Article 78. [Submitting evidentiary motions] § 1. A demand of a party concerning admission of evidence shall be allowed, if the object of the evidence is material to the matter.

§ 2. A public administration authority may refuse to allow the demand (§ 1) which has not been submitted in the course of evidentiary proceedings or during the hearing, if the demand concerns circumstances already proven by other evidence, unless such circumstances are material to the matter.

 

Article 79. [Rights of the parties] § 1. Each party should be notified at least 7 days in advance as to the venue and date of evidentiary proceedings involving examination of witnesses, experts or inspection.

§ 2. A party has the right to participate in evidentiary proceedings, may ask questions to the witnesses, experts and parties, and may submit explanations.

 

Article 79a. [Obligation to indicate the grounds that have not been satisfied or proved] § 1. In the proceedings initiated upon the request of a party, when advising on the right to comment on the evidence and materials collected as well as submitted demands, the public administration authority shall indicate the grounds which the party was obliged to satisfy or prove but which the party failed to satisfy or prove by the day of sending the information, which may result in a decision denying the party’s demand being issued. The provisions of Article 10 § 2 and § 3 shall not apply.

§ 2. Within the time limit allowed to the party for the presentation of comments as to the evidence and materials gathered and submitted demands, the party may submit additional evidence in order to prove that the grounds referred to § 1 have been satisfied.

 

Article 81. [Factual presumption] A factual circumstance may be presumed proven, if a party had the opportunity to present his opinion as to the collected evidence, unless circumstances specified in Article 10 § 2 occurred.

 

Article 81a. [Principle of the benefit of doubt as to interpretation of legal norms] § 1. If the object of the administrative proceedings is to impose an obligation on a party, to limit or to revoke a party’s right in a case where doubts remain as to the facts, such doubts shall be resolved in favour of the party.
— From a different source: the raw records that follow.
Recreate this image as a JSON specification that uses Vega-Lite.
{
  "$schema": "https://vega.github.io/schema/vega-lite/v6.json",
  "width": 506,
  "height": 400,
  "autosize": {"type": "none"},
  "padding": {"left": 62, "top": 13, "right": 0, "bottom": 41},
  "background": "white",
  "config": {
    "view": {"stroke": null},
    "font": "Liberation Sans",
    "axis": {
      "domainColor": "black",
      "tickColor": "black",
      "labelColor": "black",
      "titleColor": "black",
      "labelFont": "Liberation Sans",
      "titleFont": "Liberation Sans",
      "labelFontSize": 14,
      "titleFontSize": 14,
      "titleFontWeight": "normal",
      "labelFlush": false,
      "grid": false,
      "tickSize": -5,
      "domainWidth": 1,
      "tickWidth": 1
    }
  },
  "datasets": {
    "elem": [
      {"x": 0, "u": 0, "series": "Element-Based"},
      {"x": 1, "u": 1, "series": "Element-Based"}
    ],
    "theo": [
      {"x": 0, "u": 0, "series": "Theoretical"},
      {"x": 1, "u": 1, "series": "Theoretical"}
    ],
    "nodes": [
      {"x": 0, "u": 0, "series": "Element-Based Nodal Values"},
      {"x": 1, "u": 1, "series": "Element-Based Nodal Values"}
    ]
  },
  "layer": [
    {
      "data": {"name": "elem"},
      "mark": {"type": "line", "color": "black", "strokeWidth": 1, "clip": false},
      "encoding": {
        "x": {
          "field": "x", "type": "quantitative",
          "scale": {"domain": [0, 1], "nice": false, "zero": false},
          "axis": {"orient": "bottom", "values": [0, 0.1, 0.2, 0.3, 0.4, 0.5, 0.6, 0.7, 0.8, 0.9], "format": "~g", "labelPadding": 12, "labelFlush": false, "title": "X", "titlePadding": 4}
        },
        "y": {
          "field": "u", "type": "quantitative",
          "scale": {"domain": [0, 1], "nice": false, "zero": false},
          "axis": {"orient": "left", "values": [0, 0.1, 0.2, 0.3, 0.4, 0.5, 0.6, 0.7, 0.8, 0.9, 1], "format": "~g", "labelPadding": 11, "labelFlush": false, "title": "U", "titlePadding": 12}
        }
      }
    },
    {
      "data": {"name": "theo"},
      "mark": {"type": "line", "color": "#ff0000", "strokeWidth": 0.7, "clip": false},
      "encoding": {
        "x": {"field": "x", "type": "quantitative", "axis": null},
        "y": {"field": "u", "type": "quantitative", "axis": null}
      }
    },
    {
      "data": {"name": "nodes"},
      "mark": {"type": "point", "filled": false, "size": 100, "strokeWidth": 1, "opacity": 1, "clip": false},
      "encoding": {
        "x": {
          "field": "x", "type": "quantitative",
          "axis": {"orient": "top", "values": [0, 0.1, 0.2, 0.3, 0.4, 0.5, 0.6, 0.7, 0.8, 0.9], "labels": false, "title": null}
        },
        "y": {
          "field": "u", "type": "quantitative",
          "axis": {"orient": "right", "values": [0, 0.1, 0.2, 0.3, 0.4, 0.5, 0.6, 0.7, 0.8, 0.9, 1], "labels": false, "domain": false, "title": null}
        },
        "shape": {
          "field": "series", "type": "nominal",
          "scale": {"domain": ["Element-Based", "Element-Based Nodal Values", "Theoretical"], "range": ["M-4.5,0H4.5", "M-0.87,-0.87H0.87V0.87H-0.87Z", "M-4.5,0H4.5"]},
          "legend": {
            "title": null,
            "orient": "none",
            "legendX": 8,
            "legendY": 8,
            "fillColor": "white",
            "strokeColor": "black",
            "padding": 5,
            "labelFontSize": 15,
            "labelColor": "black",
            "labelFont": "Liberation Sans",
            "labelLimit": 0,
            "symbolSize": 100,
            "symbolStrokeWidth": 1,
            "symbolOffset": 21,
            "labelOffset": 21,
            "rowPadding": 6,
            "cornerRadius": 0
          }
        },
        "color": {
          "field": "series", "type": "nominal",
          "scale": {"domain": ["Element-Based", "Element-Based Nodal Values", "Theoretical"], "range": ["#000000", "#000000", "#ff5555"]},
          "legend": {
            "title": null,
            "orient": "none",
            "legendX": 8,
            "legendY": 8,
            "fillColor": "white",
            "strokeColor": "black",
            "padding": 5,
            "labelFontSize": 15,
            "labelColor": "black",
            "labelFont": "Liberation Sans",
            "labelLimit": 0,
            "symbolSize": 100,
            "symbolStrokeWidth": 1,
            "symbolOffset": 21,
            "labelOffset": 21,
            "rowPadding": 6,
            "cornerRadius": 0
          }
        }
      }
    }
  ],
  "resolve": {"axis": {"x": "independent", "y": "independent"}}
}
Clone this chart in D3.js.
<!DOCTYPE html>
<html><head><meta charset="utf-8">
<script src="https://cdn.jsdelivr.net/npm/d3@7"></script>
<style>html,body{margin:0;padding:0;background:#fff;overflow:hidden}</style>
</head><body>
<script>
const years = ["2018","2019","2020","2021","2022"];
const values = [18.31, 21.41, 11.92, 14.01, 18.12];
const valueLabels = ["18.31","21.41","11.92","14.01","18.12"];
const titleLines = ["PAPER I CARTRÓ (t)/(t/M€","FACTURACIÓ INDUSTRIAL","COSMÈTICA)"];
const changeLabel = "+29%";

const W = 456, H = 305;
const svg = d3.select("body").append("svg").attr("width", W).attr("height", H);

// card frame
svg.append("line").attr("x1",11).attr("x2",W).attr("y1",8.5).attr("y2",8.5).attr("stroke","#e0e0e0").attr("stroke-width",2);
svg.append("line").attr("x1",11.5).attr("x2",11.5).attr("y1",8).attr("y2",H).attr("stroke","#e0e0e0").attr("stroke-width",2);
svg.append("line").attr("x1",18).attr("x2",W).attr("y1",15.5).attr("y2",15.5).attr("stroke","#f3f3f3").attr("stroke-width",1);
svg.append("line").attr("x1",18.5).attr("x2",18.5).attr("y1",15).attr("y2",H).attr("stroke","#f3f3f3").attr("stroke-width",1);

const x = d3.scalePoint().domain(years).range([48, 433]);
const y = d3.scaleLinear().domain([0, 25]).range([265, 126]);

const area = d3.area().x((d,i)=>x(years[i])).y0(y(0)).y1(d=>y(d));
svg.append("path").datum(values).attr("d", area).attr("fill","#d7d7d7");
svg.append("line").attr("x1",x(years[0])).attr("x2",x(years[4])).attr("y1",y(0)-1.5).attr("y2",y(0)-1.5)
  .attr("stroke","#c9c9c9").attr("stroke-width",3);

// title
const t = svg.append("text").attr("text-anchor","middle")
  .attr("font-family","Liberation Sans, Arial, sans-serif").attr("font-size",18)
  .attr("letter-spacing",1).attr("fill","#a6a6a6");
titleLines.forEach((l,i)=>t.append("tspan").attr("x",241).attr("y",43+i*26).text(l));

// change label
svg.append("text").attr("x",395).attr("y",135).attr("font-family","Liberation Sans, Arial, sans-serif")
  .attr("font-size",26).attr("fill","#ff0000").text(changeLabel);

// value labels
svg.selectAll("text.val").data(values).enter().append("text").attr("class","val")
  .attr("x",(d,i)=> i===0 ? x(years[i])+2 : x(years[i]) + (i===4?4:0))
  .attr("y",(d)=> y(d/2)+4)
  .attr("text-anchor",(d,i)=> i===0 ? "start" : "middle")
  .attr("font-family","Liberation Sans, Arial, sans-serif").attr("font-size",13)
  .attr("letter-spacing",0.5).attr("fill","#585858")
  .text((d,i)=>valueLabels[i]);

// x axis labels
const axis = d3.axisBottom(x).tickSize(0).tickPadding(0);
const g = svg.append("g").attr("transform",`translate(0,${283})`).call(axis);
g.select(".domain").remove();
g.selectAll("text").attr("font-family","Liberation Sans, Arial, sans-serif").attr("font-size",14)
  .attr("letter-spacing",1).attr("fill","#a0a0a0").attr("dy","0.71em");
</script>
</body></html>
§ 2. The provisions of § 1 shall not apply:

1) in case the parties to the matter have conflicting interests or the outcome of the proceedings directly affects the interests of third parties;

2) if under specific provisions the parties are required to prove specified facts;

3) if important public interest, including essential state interest, and in particular interest relating to state security, defence or public order so requires; or

4) to personal matters of functionaries and professional soldiers.

 

Article 95. [Submitting applications and evidence] § 1. At the hearing the parties may submit explanations, demands, proposals, objections and evidence in support thereof. Moreover, the parties may present their opinion as to the outcome of the evidentiary proceedings.

§ 2. A person presiding over the hearing may disallow questions asked to witnesses, experts and parties, if such questions are not material to the matter. However, upon demand of a party, the essence of the question should be included in the minutes.

 

Article 105. [Discontinuance of the proceedings]

§ 2. The public administration authority may discontinue the proceedings, if a party upon whose application the proceedings have been initiated applies therefor, and none of the other parties object thereto and it is not contrary to the public interest.

 

Article 106. [Co-operation of authorities] § 1. If pursuant to any provision of law the decision may be issued only after another authority expresses its position (expresses opinion or consent or expresses its position in any other form), the decision shall be issued only after such authority expresses its position.

§ 2. The authority disposing of the matter, while applying to another authority to express its position, shall notify a party thereof.

 

Article 109. [Service; decision given orally] § 1. The decision shall be delivered to the parties in writing or by means of electronic communication.

§ 2. In cases specified in Article 14 § 2, the decision may be announced to the parties orally.

 

Article 112. [Misdirection] Defective instructions included in the decision regarding the right of appeal, the effects of waiving the right of appeal or the right to file an action with a common court or a claim with the administrative court shall not prejudice the party who acted in accordance with the instructions.

 

Article 127. [Admissibility] § 1. A party may appeal against a decision issued in the first instance only to one instance.

§ 2. The public administration authority of higher level shall be competent to consider the appeal, unless the statute provides for another appellate authority.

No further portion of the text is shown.